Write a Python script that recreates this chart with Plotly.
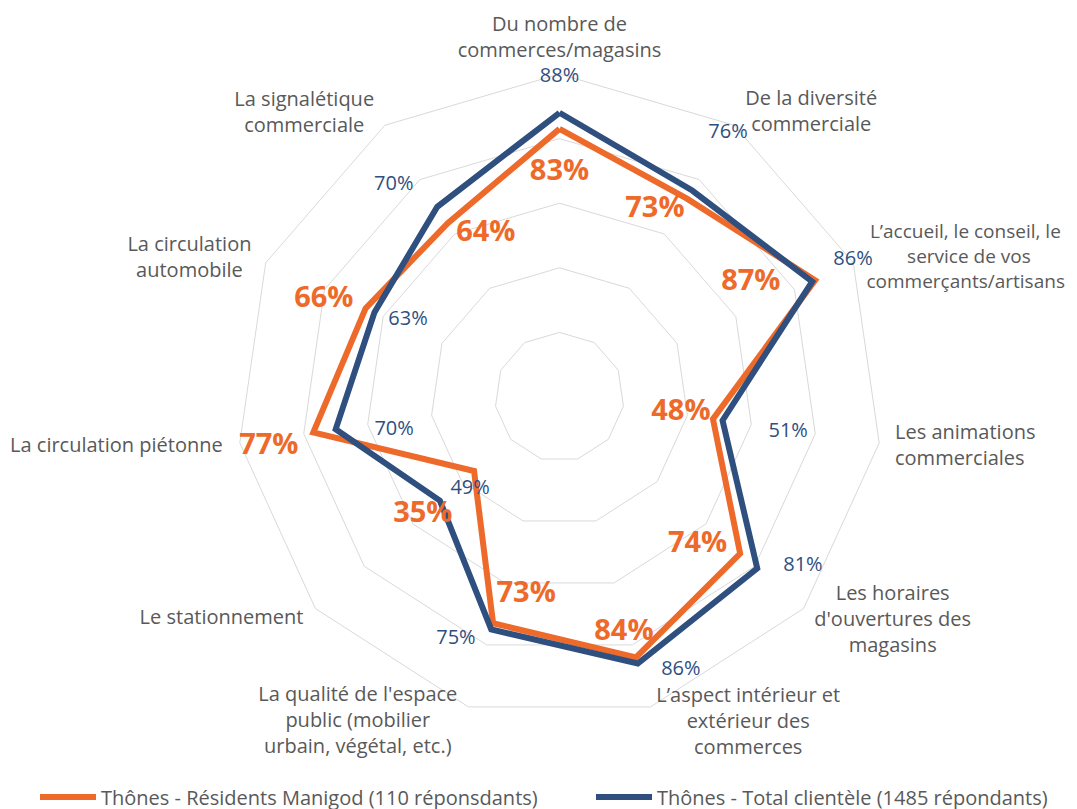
import plotly.graph_objects as go

# ---------------- data ----------------
categories = [
    "Du nombre de commerces/magasins",
    "De la diversité commerciale",
    "L’accueil, le conseil, le service de vos commerçants/artisans",
    "Les animations commerciales",
    "Les horaires d'ouvertures des magasins",
    "L’aspect intérieur et extérieur des commerces",
    "La qualité de l'espace public (mobilier urbain, végétal, etc.)",
    "Le stationnement",
    "La circulation piétonne",
    "La circulation automobile",
    "La signalétique commerciale",
]
category_labels = [
    "Du nombre de<br>commerces/magasins",
    "De la diversité<br>commerciale",
    "L’accueil, le conseil, le<br>service de vos<br>commerçants/artisans",
    "Les animations<br>commerciales",
    "Les horaires<br>d'ouvertures des<br>magasins",
    "L’aspect intérieur et<br>extérieur des<br>commerces",
    "La qualité de l'espace<br>public (mobilier<br>urbain, végétal, etc.)",
    "Le stationnement",
    "La circulation piétonne",
    "La circulation<br>automobile",
    "La signalétique<br>commerciale",
]
series_names = [
    "Thônes - Résidents Manigod (110 réponsdants)",
    "Thônes - Total clientèle (1485 répondants)",
]
residents = [83, 73, 87, 48, 74, 84, 73, 35, 77, 66, 64]
total = [88, 76, 86, 51, 81, 86, 75, 49, 70, 63, 70]

# ---------------- label placement (style, in % of radius / degrees) ----------------
res_label_dr = [-13.7, -8.0, -18.0, -10.1, -11.3, -8.3, -10.8, 20.9, 14.3, 12.9, -8.6]
res_label_dth = [0, -5.7, -6.3, -0.7, 6.1, 1.1, -6.8, 0.1, -1.5, -2.2, 8.4]
tot_label_dr = [11.2, 21.0, 14.3, 20.6, 10.8, 6.5, 6.5, -9.3, -17.8, -10.4, 13.3]
tot_label_dth = [0, -0.2, -0.5, 0.4, -6.1, -7.6, 6.8, -4.9, -3.1, 2.4, -5.3]
# one entry per category label; a list entry = one placement per text line
cat_label_r = [110.8, 117.4, [108.7, 115.9, 101.4], 105.0, 118.4, 116.5, 118.5,
               105.0, 105.4, 120.0, 118.1]
cat_label_theta = [0, 41.6, [62.15, 68.2, 69.6], 98.4, 119.4, 149.9, 211.8,
                   229.05, 261.6, 287.3, 318.0]
cat_label_pos = ["middle center", "middle center", "middle right", "middle right",
                 "bottom center", "middle center", "middle center", "middle left",
                 "middle left", "top center", "middle center"]
cat_label_size = [20, 20, 19, 20, 20, 20, 20, 20, 20, 20, 20]

ORANGE = "#EE6A2A"
BLUE = "#2F4F7F"
GREY = "#595959"
GRID = "#D9D9D9"
FONT = "Open Sans"

n = len(categories)
axis_theta = [i * 360.0 / n for i in range(n)]

fig = go.Figure()

# lines (closed polygons)
for vals, color, name, lw in [(residents, ORANGE, series_names[0], 485),
                              (total, BLUE, series_names[1], 415)]:
    fig.add_trace(go.Scatterpolar(
        r=vals + vals[:1],
        theta=categories + categories[:1],
        mode="lines",
        line=dict(color=color, width=6),
        name=name,
        legendwidth=lw,
        subplot="polar",
        hoverinfo="skip",
    ))

# data labels (overlay polar with same centre and same scale)
fig.add_trace(go.Scatterpolar(
    r=[v + d for v, d in zip(residents, res_label_dr)],
    theta=[a + d for a, d in zip(axis_theta, res_label_dth)],
    mode="text",
    text=[f"{v}%" for v in residents],
    textposition="middle center",
    textfont=dict(family=FONT, size=29, color=ORANGE, weight="bold"),
    subplot="polar2",
    showlegend=False,
    cliponaxis=False,
    hoverinfo="skip",
))
fig.add_trace(go.Scatterpolar(
    r=[v + d for v, d in zip(total, tot_label_dr)],
    theta=[a + d for a, d in zip(axis_theta, tot_label_dth)],
    mode="text",
    text=[f"{v}%" for v in total],
    textposition="middle center",
    textfont=dict(family=FONT, size=20, color=BLUE),
    subplot="polar2",
    showlegend=False,
    cliponaxis=False,
    hoverinfo="skip",
))

# category labels
lab_r, lab_t, lab_txt, lab_pos, lab_size = [], [], [], [], []
for txt, r, t, p, s in zip(category_labels, cat_label_r, cat_label_theta,
                           cat_label_pos, cat_label_size):
    if isinstance(r, list):
        for line, rr, tt in zip(txt.split("<br>"), r, t):
            lab_r.append(rr); lab_t.append(tt); lab_txt.append(line)
            lab_pos.append(p); lab_size.append(s)
    else:
        lab_r.append(r); lab_t.append(t); lab_txt.append(txt)
        lab_pos.append(p); lab_size.append(s)

fig.add_trace(go.Scatterpolar(
    r=lab_r,
    theta=lab_t,
    mode="text",
    text=lab_txt,
    textposition=lab_pos,
    textfont=dict(family=FONT, size=lab_size, color=GREY),
    subplot="polar2",
    showlegend=False,
    cliponaxis=False,
    hoverinfo="skip",
))

W, H = 1077, 809
PAGE = 8                      # default page margin of the html body
cx, cy = 559.5 - PAGE, 397 - PAGE
R = 323                       # radius of the 100 % ring (px)
R2 = cy                       # overlay polar: as large as possible, same centre
dom_x = [(cx - R) / W, (cx + R) / W]
dom_y = [(H - cy - R) / H, (H - cy + R) / H]
dom2_x = [(cx - R2) / W, (cx + R2) / W]
dom2_y = [(H - cy - R2) / H, (H - cy + R2) / H]
r2_max = 100.0 * R2 / R

fig.update_layout(
    width=W, height=H,
    margin=dict(l=0, r=0, t=0, b=0),
    paper_bgcolor="white",
    plot_bgcolor="white",
    font=dict(family=FONT, size=20, color=GREY),
    polar=dict(
        domain=dict(x=dom_x, y=dom_y),
        bgcolor="rgba(0,0,0,0)",
        gridshape="linear",
        angularaxis=dict(
            type="category",
            categoryorder="array",
            categoryarray=categories,
            rotation=90,
            direction="clockwise",
            showgrid=False,
            showline=True,
            linecolor=GRID,
            linewidth=1,
            showticklabels=False,
            ticks="",
        ),
        radialaxis=dict(
            range=[0, 100],
            dtick=20,
            showgrid=True,
            gridcolor=GRID,
            gridwidth=1,
            showline=False,
            showticklabels=False,
            ticks="",
        ),
    ),
    polar2=dict(
        domain=dict(x=dom2_x, y=dom2_y),
        bgcolor="rgba(0,0,0,0)",
        angularaxis=dict(
            type="linear",
            rotation=90,
            direction="clockwise",
            thetaunit="degrees",
            showgrid=False,
            showline=False,
            showticklabels=False,
            ticks="",
        ),
        radialaxis=dict(
            range=[0, r2_max],
            visible=False,
        ),
    ),
    legend=dict(
        orientation="h",
        x=(35 - PAGE) / W,
        xanchor="left",
        y=(H - (797 - PAGE)) / H,
        yanchor="middle",
        itemwidth=56,
        font=dict(family=FONT, size=20, color=GREY),
        bgcolor="rgba(0,0,0,0)",
    ),
    showlegend=True,
)

fig.write_html("out.html")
_ _ _ _ _
PROBLEM DETAILS: Reproduce the full listing above verbatim, with no pictures included.

THE RESPONSE:
Write a Python script that recreates this chart with Plotly.
import plotly.graph_objects as go

# ---------------- data ----------------
categories = [
    "Du nombre de commerces/magasins",
    "De la diversité commerciale",
    "L’accueil, le conseil, le service de vos commerçants/artisans",
    "Les animations commerciales",
    "Les horaires d'ouvertures des magasins",
    "L’aspect intérieur et extérieur des commerces",
    "La qualité de l'espace public (mobilier urbain, végétal, etc.)",
    "Le stationnement",
    "La circulation piétonne",
    "La circulation automobile",
    "La signalétique commerciale",
]
category_labels = [
    "Du nombre de<br>commerces/magasins",
    "De la diversité<br>commerciale",
    "L’accueil, le conseil, le<br>service de vos<br>commerçants/artisans",
    "Les animations<br>commerciales",
    "Les horaires<br>d'ouvertures des<br>magasins",
    "L’aspect intérieur et<br>extérieur des<br>commerces",
    "La qualité de l'espace<br>public (mobilier<br>urbain, végétal, etc.)",
    "Le stationnement",
    "La circulation piétonne",
    "La circulation<br>automobile",
    "La signalétique<br>commerciale",
]
series_names = [
    "Thônes - Résidents Manigod (110 réponsdants)",
    "Thônes - Total clientèle (1485 répondants)",
]
residents = [83, 73, 87, 48, 74, 84, 73, 35, 77, 66, 64]
total = [88, 76, 86, 51, 81, 86, 75, 49, 70, 63, 70]

# ---------------- label placement (style, in % of radius / degrees) ----------------
res_label_dr = [-13.7, -8.0, -18.0, -10.1, -11.3, -8.3, -10.8, 20.9, 14.3, 12.9, -8.6]
res_label_dth = [0, -5.7, -6.3, -0.7, 6.1, 1.1, -6.8, 0.1, -1.5, -2.2, 8.4]
tot_label_dr = [11.2, 21.0, 14.3, 20.6, 10.8, 6.5, 6.5, -9.3, -17.8, -10.4, 13.3]
tot_label_dth = [0, -0.2, -0.5, 0.4, -6.1, -7.6, 6.8, -4.9, -3.1, 2.4, -5.3]
# one entry per category label; a list entry = one placement per text line
cat_label_r = [110.8, 117.4, [108.7, 115.9, 101.4], 105.0, 118.4, 116.5, 118.5,
               105.0, 105.4, 120.0, 118.1]
cat_label_theta = [0, 41.6, [62.15, 68.2, 69.6], 98.4, 119.4, 149.9, 211.8,
                   229.05, 261.6, 287.3, 318.0]
cat_label_pos = ["middle center", "middle center", "middle right", "middle right",
                 "bottom center", "middle center", "middle center", "middle left",
                 "middle left", "top center", "middle center"]
cat_label_size = [20, 20, 19, 20, 20, 20, 20, 20, 20, 20, 20]

ORANGE = "#EE6A2A"
BLUE = "#2F4F7F"
GREY = "#595959"
GRID = "#D9D9D9"
FONT = "Open Sans"

n = len(categories)
axis_theta = [i * 360.0 / n for i in range(n)]

fig = go.Figure()

# lines (closed polygons)
for vals, color, name, lw in [(residents, ORANGE, series_names[0], 485),
                              (total, BLUE, series_names[1], 415)]:
    fig.add_trace(go.Scatterpolar(
        r=vals + vals[:1],
        theta=categories + categories[:1],
        mode="lines",
        line=dict(color=color, width=6),
        name=name,
        legendwidth=lw,
        subplot="polar",
        hoverinfo="skip",
    ))

# data labels (overlay polar with same centre and same scale)
fig.add_trace(go.Scatterpolar(
    r=[v + d for v, d in zip(residents, res_label_dr)],
    theta=[a + d for a, d in zip(axis_theta, res_label_dth)],
    mode="text",
    text=[f"{v}%" for v in residents],
    textposition="middle center",
    textfont=dict(family=FONT, size=29, color=ORANGE, weight="bold"),
    subplot="polar2",
    showlegend=False,
    cliponaxis=False,
    hoverinfo="skip",
))
fig.add_trace(go.Scatterpolar(
    r=[v + d for v, d in zip(total, tot_label_dr)],
    theta=[a + d for a, d in zip(axis_theta, tot_label_dth)],
    mode="text",
    text=[f"{v}%" for v in total],
    textposition="middle center",
    textfont=dict(family=FONT, size=20, color=BLUE),
    subplot="polar2",
    showlegend=False,
    cliponaxis=False,
    hoverinfo="skip",
))

# category labels
lab_r, lab_t, lab_txt, lab_pos, lab_size = [], [], [], [], []
for txt, r, t, p, s in zip(category_labels, cat_label_r, cat_label_theta,
                           cat_label_pos, cat_label_size):
    if isinstance(r, list):
        for line, rr, tt in zip(txt.split("<br>"), r, t):
            lab_r.append(rr); lab_t.append(tt); lab_txt.append(line)
            lab_pos.append(p); lab_size.append(s)
    else:
        lab_r.append(r); lab_t.append(t); lab_txt.append(txt)
        lab_pos.append(p); lab_size.append(s)

fig.add_trace(go.Scatterpolar(
    r=lab_r,
    theta=lab_t,
    mode="text",
    text=lab_txt,
    textposition=lab_pos,
    textfont=dict(family=FONT, size=lab_size, color=GREY),
    subplot="polar2",
    showlegend=False,
    cliponaxis=False,
    hoverinfo="skip",
))

W, H = 1077, 809
PAGE = 8                      # default page margin of the html body
cx, cy = 559.5 - PAGE, 397 - PAGE
R = 323                       # radius of the 100 % ring (px)
R2 = cy                       # overlay polar: as large as possible, same centre
dom_x = [(cx - R) / W, (cx + R) / W]
dom_y = [(H - cy - R) / H, (H - cy + R) / H]
dom2_x = [(cx - R2) / W, (cx + R2) / W]
dom2_y = [(H - cy - R2) / H, (H - cy + R2) / H]
r2_max = 100.0 * R2 / R

fig.update_layout(
    width=W, height=H,
    margin=dict(l=0, r=0, t=0, b=0),
    paper_bgcolor="white",
    plot_bgcolor="white",
    font=dict(family=FONT, size=20, color=GREY),
    polar=dict(
        domain=dict(x=dom_x, y=dom_y),
        bgcolor="rgba(0,0,0,0)",
        gridshape="linear",
        angularaxis=dict(
            type="category",
            categoryorder="array",
            categoryarray=categories,
            rotation=90,
            direction="clockwise",
            showgrid=False,
            showline=True,
            linecolor=GRID,
            linewidth=1,
            showticklabels=False,
            ticks="",
        ),
        radialaxis=dict(
            range=[0, 100],
            dtick=20,
            showgrid=True,
            gridcolor=GRID,
            gridwidth=1,
            showline=False,
            showticklabels=False,
            ticks="",
        ),
    ),
    polar2=dict(
        domain=dict(x=dom2_x, y=dom2_y),
        bgcolor="rgba(0,0,0,0)",
        angularaxis=dict(
            type="linear",
            rotation=90,
            direction="clockwise",
            thetaunit="degrees",
            showgrid=False,
            showline=False,
            showticklabels=False,
            ticks="",
        ),
        radialaxis=dict(
            range=[0, r2_max],
            visible=False,
        ),
    ),
    legend=dict(
        orientation="h",
        x=(35 - PAGE) / W,
        xanchor="left",
        y=(H - (797 - PAGE)) / H,
        yanchor="middle",
        itemwidth=56,
        font=dict(family=FONT, size=20, color=GREY),
        bgcolor="rgba(0,0,0,0)",
    ),
    showlegend=True,
)

fig.write_html("out.html")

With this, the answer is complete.